There were representatives from the Nava Information Warfare Center, Brooks Crossing Innovation Lab and the Virginia Space Grant Consortium leading the activities.
In a panel with experts and current cybersecurity students at ODU, the high school students learned about artificial intelligence and its impact on the field as well as how cybersecurity affects every industry. Panelists emphasized that even if the high schoolers decide not to pursue a degree in cybersecurity, it is good to be aware to protect future business ventures and personal information.
“I think cybersecurity is open to anybody with any skill set,” said John Costanzo, chief administrative officer for the Coastal Virginia Center for Cyber Innovation. “You can look at policy. You can look at other things besides just the technical side of it.”
The high schoolers also learned about the opportunities they can find at the University, should they choose to attend.

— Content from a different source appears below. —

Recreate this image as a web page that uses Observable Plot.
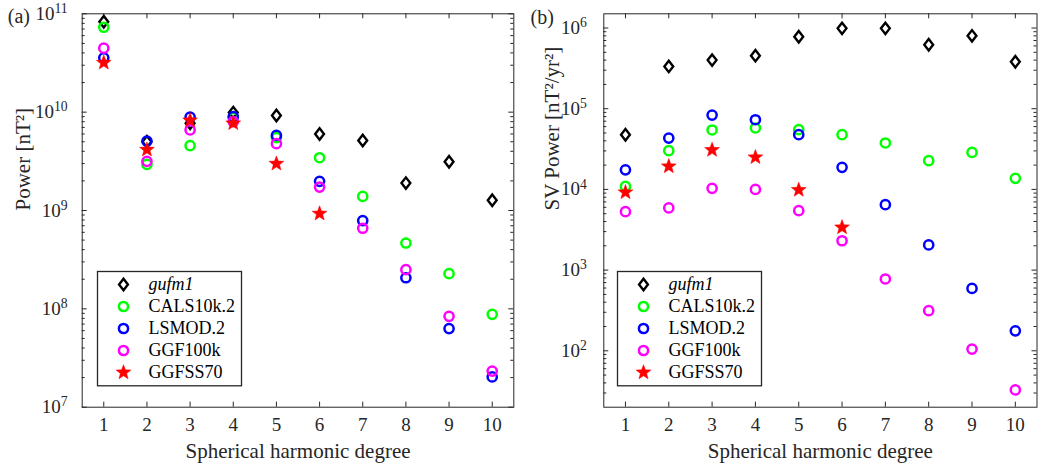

For high schoolers getting ready to decide what comes after graduation, college can seem a bit daunting. There is navigating financial aid and an entirely new school environment. Angel Perryman, a senior at Norview High School in Norfolk, has already been accepted into ODU, so being around the cybersecurity students at Webb Center gave him a taste of what is to come.
“Being in this building and learning about cybersecurity, I can really understand that the future is not scary – it’s just different,” Perryman said.
Deborah Marshall, a teacher specialist in career and technical education at Norfolk Public Schools, said the expo was a great opportunity for the students to get out of the classroom.
“They get to ask questions of people they don’t get to necessarily see in their classrooms,” Marshall said. “Going outside of your classrooms walls to learn is just as important as being in the classroom.”
Virginia Beach City Public Schools’ Linda Lavender, a network administration and cybersecurity instructor, said she hopes bringing the high schoolers to ODU encourages them to seriously consider its cybersecurity program after graduating high school. She added that events like the Cybersecurity High School Expo shows students what they could be a part of.